The function facilitates risk and funding transfers from business lines to the Group Treasury books, sourcing funding from both the local U.S. market and Group-level channels. It actively manages associated interest rates, FX, and liquidity risks through the use of derivatives, including interest rate swaps and FX forwards.

In addition, Group Treasury oversees the management of the High-Quality Liquid Asset (HQLA) portfolio to ensure compliance with LCR and NSFR requirements, while optimizing yield and liquidity. The team also leads interest rate hedging strategies to mitigate structural risk on the U.S. balance sheet.

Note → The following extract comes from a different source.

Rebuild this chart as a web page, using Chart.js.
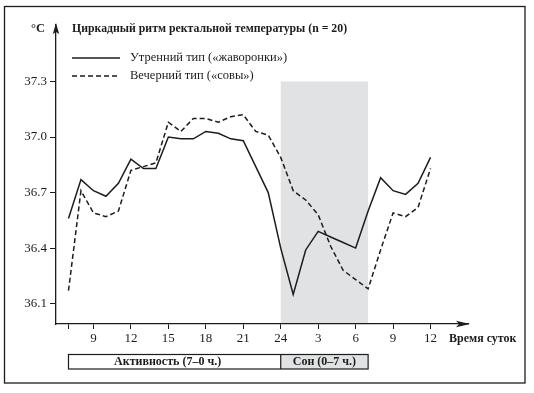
<!DOCTYPE html>
<html><head><meta charset="utf-8">
<script src="https://cdn.jsdelivr.net/npm/chart.js@4.4.1/dist/chart.umd.min.js"></script>
<style>html,body{margin:0;padding:0;background:#fff;}#wrap{width:534px;height:393px;position:relative;}</style>
</head><body><div id="wrap"><canvas id="c" width="534" height="393"></canvas></div>
<script>
// ---- data ----
const hours = [7,8,9,10,11,12,13,14,15,16,17,18,19,20,21,22,23,24,25,26,27,28,29,30,31,32,33,34,35,36];
const morningType = [36.56,36.77,36.71,36.68,36.75,36.88,36.83,36.83,37.00,36.99,36.99,37.03,37.02,36.99,36.98,36.84,36.70,36.40,36.15,36.39,36.49,36.46,36.43,36.40,36.60,36.78,36.71,36.69,36.75,36.89];
const eveningType = [36.17,36.71,36.59,36.57,36.60,36.82,36.84,36.86,37.08,37.03,37.10,37.10,37.08,37.11,37.12,37.03,37.01,36.89,36.71,36.66,36.58,36.41,36.28,36.23,36.18,36.39,36.59,36.57,36.62,36.83];
const xTickHours = [7,9,12,15,18,21,24,27,30,33,36];
const xTickLabels = ['','9','12','15','18','21','24','3','6','9','12'];
const yTickValues = [36.1,36.4,36.7,37.0,37.3];
const titleText = 'Циркадный ритм ректальной температуры (n = 20)';
const unitText = '°C';
const xAxisTitle = 'Время суток';
const seriesNames = ['Утренний тип («жаворонки»)','Вечерний тип («совы»)'];
const sleepPeriod = [24, 31];
const activityPeriod = [7, 24];
const periodLabels = ['Активность (7–0 ч.)','Сон (0–7 ч.)'];
const sleepTop = 37.3;

const INK = '#1c1c1c';
const GREY = '#e1e2e3';
const SERIF = '"Liberation Serif", "DejaVu Serif", serif';

const decor = {
  id: 'decor',
  beforeDraw(chart) {
    const c = chart.ctx, xs = chart.scales.x, ys = chart.scales.y, a = chart.chartArea;
    c.save();
    c.fillStyle = '#fff'; c.fillRect(0,0,chart.width,chart.height);
    c.strokeStyle = INK; c.lineWidth = 1.3;
    c.strokeRect(4.5, 6.5, 520.5, 376.5);
    c.fillStyle = GREY;
    const x0 = xs.getPixelForValue(sleepPeriod[0]), x1 = xs.getPixelForValue(sleepPeriod[1]);
    const yt = ys.getPixelForValue(sleepTop);
    c.fillRect(x0, yt, x1 - x0, a.bottom - yt);
    c.restore();
  },
  afterDraw(chart) {
    const c = chart.ctx, xs = chart.scales.x, ys = chart.scales.y, a = chart.chartArea;
    c.save();
    c.fillStyle = INK; c.strokeStyle = INK;
    // y arrow
    c.beginPath(); c.moveTo(a.left, a.top - 2); c.lineTo(a.left - 3.2, a.top + 9); c.lineTo(a.left, a.top + 7); c.lineTo(a.left + 3.2, a.top + 9); c.closePath(); c.fill();
    // x arrow
    c.beginPath(); c.moveTo(a.right + 2, a.bottom); c.lineTo(a.right - 12, a.bottom - 3.2); c.lineTo(a.right - 9, a.bottom); c.lineTo(a.right - 12, a.bottom + 3.2); c.closePath(); c.fill();
    // title & unit
    c.textBaseline = 'middle'; c.textAlign = 'left';
    c.font = 'bold 11.8px ' + SERIF;
    c.fillText(titleText, 72, 28.5);
    c.font = 'bold 12.5px ' + SERIF;
    c.fillText(unitText, 31, 28.5);
    // legend
    c.font = '12.5px ' + SERIF;
    c.lineWidth = 1.4;
    c.beginPath(); c.moveTo(72, 58); c.lineTo(120, 58); c.stroke();
    c.setLineDash([5,3]);
    c.beginPath(); c.moveTo(72, 76); c.lineTo(120, 76); c.stroke();
    c.setLineDash([]);
    c.fillText(seriesNames[0], 130, 58);
    c.fillText(seriesNames[1], 130, 76);
    // x axis title
    c.font = 'bold 12px ' + SERIF;
    c.fillText(xAxisTitle, 449, 339);
    // period bar
    const px0 = xs.getPixelForValue(activityPeriod[0]);
    const pxm = xs.getPixelForValue(activityPeriod[1]);
    const px1 = xs.getPixelForValue(sleepPeriod[1]);
    const top = 354.5, h = 14.5;
    c.fillStyle = GREY; c.fillRect(pxm, top, px1 - pxm, h);
    c.lineWidth = 1.2; c.strokeStyle = INK;
    c.strokeRect(px0, top, px1 - px0, h);
    c.beginPath(); c.moveTo(pxm, top); c.lineTo(pxm, top + h); c.stroke();
    c.fillStyle = INK; c.textAlign = 'center';
    c.font = 'bold 12px ' + SERIF;
    c.fillText(periodLabels[0], (px0 + pxm) / 2 - 7, top + h / 2 + 0.5);
    c.fillText(periodLabels[1], (pxm + px1) / 2, top + h / 2 + 0.5);
    c.restore();
  }
};

const tickFont = { family: SERIF, size: 13 };
new Chart(document.getElementById('c'), {
  type: 'line',
  data: {
    datasets: [
      { label: seriesNames[0], data: hours.map((h,i)=>({x:h, y:morningType[i]})), borderColor: INK, borderWidth: 1.5, pointRadius: 0, tension: 0, fill: false },
      { label: seriesNames[1], data: hours.map((h,i)=>({x:h, y:eveningType[i]})), borderColor: INK, borderWidth: 1.5, borderDash: [5,3], pointRadius: 0, tension: 0, fill: false }
    ]
  },
  options: {
    responsive: false, animation: false, devicePixelRatio: 1,
    layout: { padding: { left: 0, top: 25, right: 66, bottom: 0 } },
    plugins: { legend: { display: false }, title: { display: false }, tooltip: { enabled: false } },
    scales: {
      x: {
        type: 'linear', min: 6, max: 39,
        afterBuildTicks: s => { s.ticks = xTickHours.map(v => ({ value: v })); },
        afterFit: s => { s.height = 69; },
        grid: { display: true, drawOnChartArea: false, drawTicks: true, tickLength: 5, color: INK, lineWidth: 1 },
        border: { display: true, color: INK, width: 1.3 },
        ticks: { callback: (v, i) => xTickLabels[i], font: tickFont, color: INK, padding: 2, maxRotation: 0, autoSkip: false }
      },
      y: {
        type: 'linear', min: 35.99, max: 37.605,
        afterBuildTicks: s => { s.ticks = yTickValues.map(v => ({ value: v })); },
        afterFit: s => { s.width = 56; },
        grid: { display: true, drawOnChartArea: false, drawTicks: true, tickLength: 6, color: INK, lineWidth: 1 },
        border: { display: true, color: INK, width: 1.3 },
        ticks: { callback: v => Number(v).toFixed(1), font: tickFont, color: INK, padding: 3 }
      }
    }
  },
  plugins: [decor]
});
</script></body></html>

Group Treasury further advises business lines on pricing and potential balance sheet impacts of lending and depositing products, ensuring that commercial decisions are aligned with funding and risk objectives.

Responsibilities:

Risk Measurement & Analytics

  • Review and analyze EVE, NPV, NII, sensitivity metrics, gap analyses, repricing profiles, and scenario results.
  • Maintain a deep understanding of interest rate drivers, product behaviors, and embedded optionality.
  • Conduct adhoc analyses to support balance sheet positioning, hedging decisions, and business strategy.

Governance

  • Prepare IRR analysis for ALCO, senior management, Head Office, and regulators.
  • Clearly articulate risk positions, trends, vulnerabilities, and recommended actions.
  • Track and monitor IRR limits, thresholds, and early warning indicators, and escalate breaches promptly.
  • Support GT responses during regulatory reviews.

Balance Sheet Strategy

  • Develop and recommend risk mitigation strategies
  • Partner with the funding desk, liquidity management, and business units to understand upcoming activities that may affect the firm's IRR position.
  • Provide forwardlooking insights based on rate environments and market dynamics

Stakeholder Engagement

  • Collaborate closely with second line Market Risk for oversight, challenge, and limit governance.
  • Coordinate with Finance, ALM reporting teams, and Head Office

Qualifications and Competencies

  • Bachelor's degree in Finance, Economics, Risk Management, Mathematics, or related field; advanced degree preferred.
  • 10+ years of experience in Treasury, ALM, or Market Risk within a financial institution
  • Deep understanding of IRR measurement, modeling assumptions, and interest rate products.
  • Familiarity with regulatory expectations for IRR, market risk, and model governance.
  • Strong ability to translate analytics into strategic insights and actionable recommendations.
  • Excellent communication skills, including the ability to explain complex concepts to senior management and regulators.

Salary Range: $216,000-273,000

In addition to comprehensive health benefits, a generous 401k savings plan, and competitive PTO, ING provides a broad array of benefits including adoption, surrogacy, and fertility services; student debt assistance; and subsidies for expenses associated with commuting and fitness.

ING is a committed equal opportunity employer. We welcome applicants of diverse backgrounds and hire without regard to race, gender, religion, national origin, citizenship, disability, age, sexual orientation, or any other characteristic protected by law. We celebrate these differences and rely upon your unique perspective to innovate and seize new opportunities. Come as you are.

ING Bank does not have a commercial banking license in the U.S. and therefore not permitted to conduct a commercial banking business in the U.S. Through its wholly owned subsidiary ING Financial Services LLC, and its affiliates, it offers a full array of wholesale products such as commercial lending and a full range of FM products and services.